While it is true that Stoker wanted to point out the power and control that men were supposed to have over women, it does not necessarily mean that they were completely successful in doing so. Mara Model concludes that Mina ¦was once a strong, independent woman, but after her attack, as Ive written before, becomes needy (4). While I do agree that after being attacked by Dracula she was not her normal self, but I also believe that she gained all, if not more than, her intelligence and strength back. By giving birth to a child Mina proves that she has moved on and that her life has not been altered or deterred because of one monster.
In Carmilla, Laura did not have the strength and will power to move on with her life, even after the death of Carmilla. Personally I believe that an immense amount of strength and courage was needed by Mina to continue her life with Jonathan. Even though Mina witnessed just as much as any of the men, she was able to move forward with her life without many of the side effects that some of the men possessed. Although it might be objected that Dracula is the heterosexual form of Carmilla, I believe that these characters both mirror each other.
Although Dracula is a stereotypical vampire while Carmilla is more against the grain, both are static characters and have the same motives. Both vampires prey on victims who are generally lonely, vulnerable, young and female.
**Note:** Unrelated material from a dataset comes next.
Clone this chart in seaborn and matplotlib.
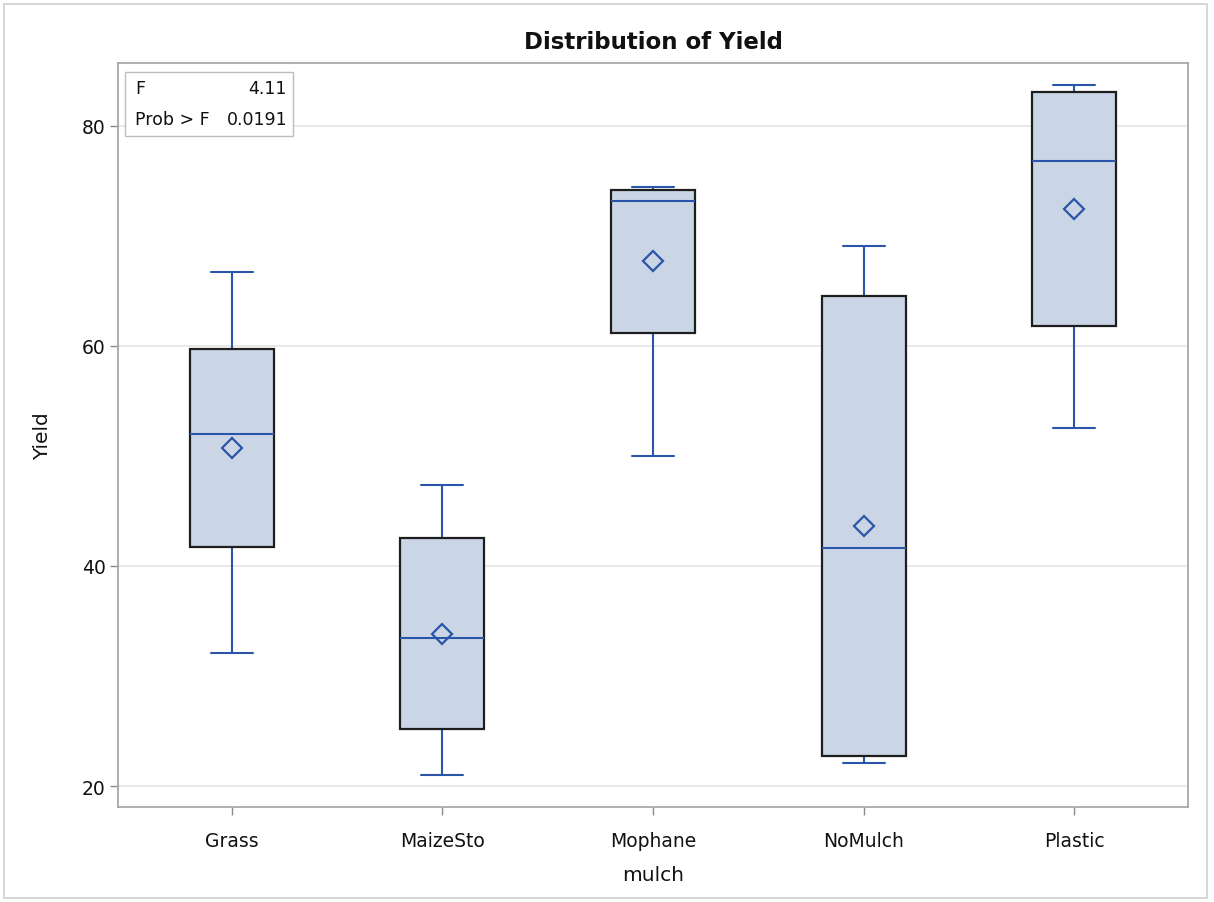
import numpy as np
import pandas as pd
import matplotlib
matplotlib.use("Agg")
import matplotlib.pyplot as plt
from matplotlib.patches import Rectangle
import seaborn as sns

# Yield observations for each mulch treatment (four plots per treatment)
mulch = ["Grass", "MaizeSto", "Mophane", "NoMulch", "Plastic"]
grass = [32.1, 51.3, 52.7, 66.7]
maizesto = [21.0, 29.4, 37.6, 47.4]
mophane = [50.0, 72.4, 74.0, 74.4]
nomulch = [22.1, 23.4, 59.9, 69.1]
plastic = [52.5, 71.1, 82.5, 83.7]
y_ticks = [20, 40, 60, 80]
f_value = "4.11"
p_value = "0.0191"

groups = [grass, maizesto, mophane, nomulch, plastic]
raw = pd.DataFrame(
    [(m, v) for m, vals in zip(mulch, groups) for v in vals],
    columns=["mulch", "Yield"],
)

# Five-number summary per treatment, quartiles by the midpoint rule;
# a five-point sample reproduces these exactly as its own quartiles.
summary_rows = []
for m, vals in zip(mulch, groups):
    v = np.asarray(vals, dtype=float)
    q1, med, q3 = np.percentile(v, [25, 50, 75], method="midpoint")
    for s in (v.min(), q1, med, q3, v.max()):
        summary_rows.append((m, s))
summary = pd.DataFrame(summary_rows, columns=["mulch", "Yield"])

BLUE = "#2B55A8"
FILL = "#CAD5E5"
EDGE = "#1E1E1E"
GRID = "#E4E4E4"
FRAME = "#A8A8A8"
TEXT = "#111111"

sns.set_theme(style="white")
plt.rcParams["font.family"] = ["DejaVu Sans"]

fig = plt.figure(figsize=(12.14, 9.03), dpi=100)
ax = fig.add_axes([118 / 1214, 1 - 808 / 903, 1070 / 1214, 744 / 903])

sns.boxplot(
    data=summary, x="mulch", y="Yield", order=mulch, ax=ax,
    width=0.4, whis=np.inf, showfliers=False, fill=True,
    boxprops=dict(facecolor=FILL, edgecolor=EDGE, linewidth=1.6, zorder=2),
    whiskerprops=dict(color=BLUE, linewidth=1.5, zorder=1.5),
    capprops=dict(color=BLUE, linewidth=1.5, zorder=1.5),
    medianprops=dict(color=BLUE, linewidth=1.5, zorder=3),
)

sns.pointplot(
    data=raw, x="mulch", y="Yield", order=mulch, ax=ax,
    estimator="mean", errorbar=None, linestyle="none", marker="D",
    color=BLUE, markersize=10, markerfacecolor="none",
    markeredgecolor=BLUE, markeredgewidth=1.6, zorder=4,
)

ax.set_xlim(-0.54, 4.54)
ax.set_ylim(18.1, 85.7)
ax.set_yticks(y_ticks)
ax.set_yticklabels([str(t) for t in y_ticks])
ax.yaxis.grid(True, color=GRID, linewidth=1.2, zorder=0)
ax.set_axisbelow(True)

for sp in ax.spines.values():
    sp.set_visible(True)
    sp.set_color(FRAME)
    sp.set_linewidth(1.3)

ax.tick_params(axis="both", which="major", length=6, width=1.0,
               color="#8A8A8A", labelsize=13.5, labelcolor=TEXT,
               direction="out", left=True, bottom=True)
ax.tick_params(axis="x", pad=11)
ax.tick_params(axis="y", pad=3)

ax.set_xlabel("mulch", fontsize=14.5, color=TEXT, labelpad=11)
ax.set_ylabel("Yield", fontsize=14.5, color=TEXT, labelpad=21)
ax.set_title("Distribution of Yield", fontsize=16.5, fontweight="bold",
             color=TEXT, pad=11)

# ANOVA inset
ax.add_patch(Rectangle((0.0065, 0.902), 0.157, 0.086, transform=ax.transAxes,
                       facecolor="white", edgecolor="#BDBDBD", linewidth=1.0,
                       zorder=5))
ax.text(0.016, 0.967, "F", transform=ax.transAxes, fontsize=12.5,
        va="center", ha="left", color=TEXT, zorder=6)
ax.text(0.158, 0.967, f_value, transform=ax.transAxes, fontsize=12.5,
        va="center", ha="right", color=TEXT, zorder=6)
ax.text(0.016, 0.925, "Prob > F", transform=ax.transAxes, fontsize=12.5,
        va="center", ha="left", color=TEXT, zorder=6)
ax.text(0.158, 0.925, p_value, transform=ax.transAxes, fontsize=12.5,
        va="center", ha="right", color=TEXT, zorder=6)

# Outer graph frame
fig.patches.append(Rectangle((4 / 1214, 4 / 903), 1203 / 1214, 894 / 903,
                             transform=fig.transFigure, fill=False,
                             edgecolor="#CFCFCF", linewidth=1.2))

fig.savefig("out.png", dpi=100)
Carmilla preys on Laura because she is an only child, longing for a friend. The Count preys on Lucy because she is promiscuous, senseless and also longing for her friend. These characteristics make it easier for the vampires to keep them under their spell and control. Another commonality between Dracula and Carmilla is the way they intertwine evil and sexual desire.
The biting of the neck, the piercing of the stake, and the seductive traits are the acts that are both evil and sexual at the same time. One of the main themes in Dracula is gender roles. The three men who all wished to marry Lucy, Dr. John Seward and Van Helsing were all characters who Stoker used to demonstrate this theme. As each man gave his blood to help their love, Lucy, they were also contributing to the homosexuality in Dracula. After each blood transfusion, Dracula attacked Lucy and drank the blood that was given to her from the men; therefore he was actually consuming their blood, not Lucys.
This challenges the power of the male and relates to Carmilla and the homosexuality that LeFanu uses in his attempt to defy all social norms. Not only is sexual orientation a shared aim in both stories but they both also question the power of man. When the blood transfusions do not work the men in the story have to find a way to redeem themselves. By killing Dracula they restore their roles in society as the strong males. This restoration of gender roles is also made apparent in Carmilla when it is not Laura who kills Carmilla in the end, but the men that are trying to protect her.
By carefully choosing each of their characters, Stoker and LaFanu both create narratives that contrast and agree with one another. As the authors introduce the characters that will inhabit their stories they must consider how each character will look, act and be perceived by other characters and the audience. By giving the reader the ability to see each characters story, I believe that Stoker was more successful at creating a more detailed plot than LeFanu. Each characters perspective added a new outlook onto the story and allowed for more storylines to intertwine.